### [What you should do]
Copy out each line that mentions the word "diagram".

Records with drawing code
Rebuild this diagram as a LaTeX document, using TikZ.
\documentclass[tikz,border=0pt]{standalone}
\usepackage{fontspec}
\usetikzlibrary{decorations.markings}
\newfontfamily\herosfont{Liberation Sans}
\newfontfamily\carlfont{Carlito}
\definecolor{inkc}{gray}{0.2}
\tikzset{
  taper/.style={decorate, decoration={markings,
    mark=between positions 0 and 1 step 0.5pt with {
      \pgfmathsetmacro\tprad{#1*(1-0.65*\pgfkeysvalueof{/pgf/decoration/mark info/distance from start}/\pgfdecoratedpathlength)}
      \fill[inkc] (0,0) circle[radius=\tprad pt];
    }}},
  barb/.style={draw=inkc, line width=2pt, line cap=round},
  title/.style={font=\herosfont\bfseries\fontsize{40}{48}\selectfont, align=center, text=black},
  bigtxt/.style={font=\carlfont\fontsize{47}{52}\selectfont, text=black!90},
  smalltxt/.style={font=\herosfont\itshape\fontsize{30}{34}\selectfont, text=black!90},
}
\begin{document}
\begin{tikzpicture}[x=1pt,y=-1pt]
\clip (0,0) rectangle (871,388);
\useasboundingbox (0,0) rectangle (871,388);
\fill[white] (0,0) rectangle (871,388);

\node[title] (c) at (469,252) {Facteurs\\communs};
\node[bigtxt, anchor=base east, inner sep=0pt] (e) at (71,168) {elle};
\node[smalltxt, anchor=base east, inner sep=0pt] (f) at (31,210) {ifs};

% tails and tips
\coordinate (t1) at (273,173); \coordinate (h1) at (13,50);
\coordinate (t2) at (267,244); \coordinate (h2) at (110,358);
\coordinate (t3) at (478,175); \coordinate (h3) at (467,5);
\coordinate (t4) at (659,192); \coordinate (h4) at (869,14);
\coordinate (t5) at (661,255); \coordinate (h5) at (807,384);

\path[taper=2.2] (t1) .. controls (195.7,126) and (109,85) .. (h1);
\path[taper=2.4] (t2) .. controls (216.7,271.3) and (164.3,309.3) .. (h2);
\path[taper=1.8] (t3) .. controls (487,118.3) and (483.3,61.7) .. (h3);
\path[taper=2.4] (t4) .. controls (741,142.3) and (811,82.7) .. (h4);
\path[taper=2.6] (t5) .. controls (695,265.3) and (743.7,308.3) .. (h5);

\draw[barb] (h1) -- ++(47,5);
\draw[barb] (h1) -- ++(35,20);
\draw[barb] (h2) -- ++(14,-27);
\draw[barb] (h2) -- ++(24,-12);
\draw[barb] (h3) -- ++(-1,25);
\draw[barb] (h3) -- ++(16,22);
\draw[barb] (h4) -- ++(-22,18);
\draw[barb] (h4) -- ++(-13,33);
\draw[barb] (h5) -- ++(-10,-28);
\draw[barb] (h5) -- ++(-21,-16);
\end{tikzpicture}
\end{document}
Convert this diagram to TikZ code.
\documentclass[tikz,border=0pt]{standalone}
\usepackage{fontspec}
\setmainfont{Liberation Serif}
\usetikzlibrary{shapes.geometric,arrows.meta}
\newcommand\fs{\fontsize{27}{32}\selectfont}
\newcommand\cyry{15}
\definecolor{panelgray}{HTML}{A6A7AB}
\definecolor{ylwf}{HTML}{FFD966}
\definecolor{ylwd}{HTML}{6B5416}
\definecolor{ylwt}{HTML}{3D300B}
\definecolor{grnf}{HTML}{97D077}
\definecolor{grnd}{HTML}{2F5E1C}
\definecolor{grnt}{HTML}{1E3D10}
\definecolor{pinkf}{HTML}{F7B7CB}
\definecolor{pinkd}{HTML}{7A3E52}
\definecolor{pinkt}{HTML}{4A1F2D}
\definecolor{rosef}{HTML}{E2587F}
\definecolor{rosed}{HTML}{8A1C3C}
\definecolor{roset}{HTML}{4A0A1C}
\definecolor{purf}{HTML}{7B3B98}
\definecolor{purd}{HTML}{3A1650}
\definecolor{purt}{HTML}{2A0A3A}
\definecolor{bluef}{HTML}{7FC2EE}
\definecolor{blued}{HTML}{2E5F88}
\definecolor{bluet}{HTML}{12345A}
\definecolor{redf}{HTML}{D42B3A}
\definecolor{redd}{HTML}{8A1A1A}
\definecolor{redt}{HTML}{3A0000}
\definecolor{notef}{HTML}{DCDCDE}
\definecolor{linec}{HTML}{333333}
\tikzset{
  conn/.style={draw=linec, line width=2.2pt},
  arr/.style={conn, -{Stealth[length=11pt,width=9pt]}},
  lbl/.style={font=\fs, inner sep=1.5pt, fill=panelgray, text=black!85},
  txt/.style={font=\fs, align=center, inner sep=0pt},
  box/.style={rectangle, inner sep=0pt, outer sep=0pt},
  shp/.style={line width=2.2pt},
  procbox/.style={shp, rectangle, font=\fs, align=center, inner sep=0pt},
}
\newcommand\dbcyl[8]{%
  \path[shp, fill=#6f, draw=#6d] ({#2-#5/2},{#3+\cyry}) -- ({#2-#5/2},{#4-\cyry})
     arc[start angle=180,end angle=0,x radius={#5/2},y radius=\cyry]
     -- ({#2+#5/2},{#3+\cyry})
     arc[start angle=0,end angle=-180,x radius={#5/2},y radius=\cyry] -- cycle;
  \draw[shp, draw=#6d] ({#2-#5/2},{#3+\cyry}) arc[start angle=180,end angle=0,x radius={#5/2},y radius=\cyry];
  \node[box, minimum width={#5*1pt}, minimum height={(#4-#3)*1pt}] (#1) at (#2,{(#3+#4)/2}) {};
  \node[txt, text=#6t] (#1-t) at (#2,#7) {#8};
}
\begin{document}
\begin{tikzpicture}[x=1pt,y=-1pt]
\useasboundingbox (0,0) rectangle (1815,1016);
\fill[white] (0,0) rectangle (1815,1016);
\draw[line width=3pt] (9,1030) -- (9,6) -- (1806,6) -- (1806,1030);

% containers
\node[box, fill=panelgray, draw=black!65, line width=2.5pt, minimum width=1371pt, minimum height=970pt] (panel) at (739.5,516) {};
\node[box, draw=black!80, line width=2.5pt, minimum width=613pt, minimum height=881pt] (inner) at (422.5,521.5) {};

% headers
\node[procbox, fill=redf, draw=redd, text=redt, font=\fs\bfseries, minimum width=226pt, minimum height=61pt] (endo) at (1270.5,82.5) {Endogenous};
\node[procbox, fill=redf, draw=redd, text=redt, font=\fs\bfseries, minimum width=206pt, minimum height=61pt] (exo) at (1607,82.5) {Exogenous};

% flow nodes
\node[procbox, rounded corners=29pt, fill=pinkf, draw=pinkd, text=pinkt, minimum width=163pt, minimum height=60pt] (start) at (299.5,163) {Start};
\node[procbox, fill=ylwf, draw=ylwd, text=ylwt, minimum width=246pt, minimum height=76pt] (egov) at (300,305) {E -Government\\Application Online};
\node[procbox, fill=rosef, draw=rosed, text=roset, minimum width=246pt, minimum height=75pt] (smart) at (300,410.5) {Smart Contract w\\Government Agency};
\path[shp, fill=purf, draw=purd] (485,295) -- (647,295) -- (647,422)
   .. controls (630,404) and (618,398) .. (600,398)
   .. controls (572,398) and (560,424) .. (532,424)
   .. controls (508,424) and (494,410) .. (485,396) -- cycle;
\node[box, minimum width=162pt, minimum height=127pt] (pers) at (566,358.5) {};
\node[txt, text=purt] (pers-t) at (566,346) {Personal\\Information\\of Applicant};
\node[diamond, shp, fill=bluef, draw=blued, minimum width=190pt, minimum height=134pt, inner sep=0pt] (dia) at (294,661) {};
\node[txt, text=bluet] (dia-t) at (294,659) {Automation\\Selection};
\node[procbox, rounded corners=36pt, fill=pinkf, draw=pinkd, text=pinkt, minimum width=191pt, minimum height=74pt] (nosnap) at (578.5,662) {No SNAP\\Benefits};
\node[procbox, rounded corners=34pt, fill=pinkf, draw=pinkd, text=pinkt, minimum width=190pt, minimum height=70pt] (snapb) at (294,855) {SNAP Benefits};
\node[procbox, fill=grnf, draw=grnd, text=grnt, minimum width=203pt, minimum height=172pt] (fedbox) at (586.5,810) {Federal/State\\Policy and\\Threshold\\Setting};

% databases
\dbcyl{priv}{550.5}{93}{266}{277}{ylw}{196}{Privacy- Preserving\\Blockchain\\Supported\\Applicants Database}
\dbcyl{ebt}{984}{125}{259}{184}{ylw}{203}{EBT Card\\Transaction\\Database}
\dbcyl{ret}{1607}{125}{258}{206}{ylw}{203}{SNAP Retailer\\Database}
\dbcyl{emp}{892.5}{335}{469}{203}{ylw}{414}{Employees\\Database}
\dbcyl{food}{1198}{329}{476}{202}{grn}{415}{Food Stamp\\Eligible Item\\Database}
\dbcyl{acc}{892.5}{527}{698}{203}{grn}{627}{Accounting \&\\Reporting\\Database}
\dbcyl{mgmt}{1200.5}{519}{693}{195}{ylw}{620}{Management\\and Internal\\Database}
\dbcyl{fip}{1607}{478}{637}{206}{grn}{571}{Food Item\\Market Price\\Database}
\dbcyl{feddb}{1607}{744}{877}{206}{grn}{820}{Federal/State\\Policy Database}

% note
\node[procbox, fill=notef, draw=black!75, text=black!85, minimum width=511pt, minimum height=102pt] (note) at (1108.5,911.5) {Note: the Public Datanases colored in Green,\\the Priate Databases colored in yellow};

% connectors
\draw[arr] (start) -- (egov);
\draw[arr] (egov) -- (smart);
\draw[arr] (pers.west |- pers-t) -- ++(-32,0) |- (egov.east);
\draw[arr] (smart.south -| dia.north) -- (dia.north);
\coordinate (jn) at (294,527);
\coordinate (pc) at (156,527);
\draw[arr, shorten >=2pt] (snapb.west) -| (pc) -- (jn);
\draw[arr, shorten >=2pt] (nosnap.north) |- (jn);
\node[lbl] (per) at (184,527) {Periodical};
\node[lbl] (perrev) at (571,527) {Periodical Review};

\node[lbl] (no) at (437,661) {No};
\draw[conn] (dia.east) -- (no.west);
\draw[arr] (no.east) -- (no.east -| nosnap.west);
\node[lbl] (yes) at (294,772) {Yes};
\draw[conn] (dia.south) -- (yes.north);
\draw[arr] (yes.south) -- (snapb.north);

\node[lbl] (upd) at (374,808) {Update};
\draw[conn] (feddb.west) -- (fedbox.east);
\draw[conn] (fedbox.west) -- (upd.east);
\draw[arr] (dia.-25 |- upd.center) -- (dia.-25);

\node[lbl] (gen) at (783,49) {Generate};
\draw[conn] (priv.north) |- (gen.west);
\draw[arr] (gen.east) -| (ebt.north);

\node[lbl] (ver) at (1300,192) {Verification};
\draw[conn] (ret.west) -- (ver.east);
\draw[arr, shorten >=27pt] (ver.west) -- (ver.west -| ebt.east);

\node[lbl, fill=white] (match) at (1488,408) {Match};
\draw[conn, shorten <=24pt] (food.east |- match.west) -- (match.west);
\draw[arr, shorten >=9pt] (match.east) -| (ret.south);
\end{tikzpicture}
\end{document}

### [Expected output]
Rebuild this diagram as a LaTeX document, using TikZ.
Convert this diagram to TikZ code.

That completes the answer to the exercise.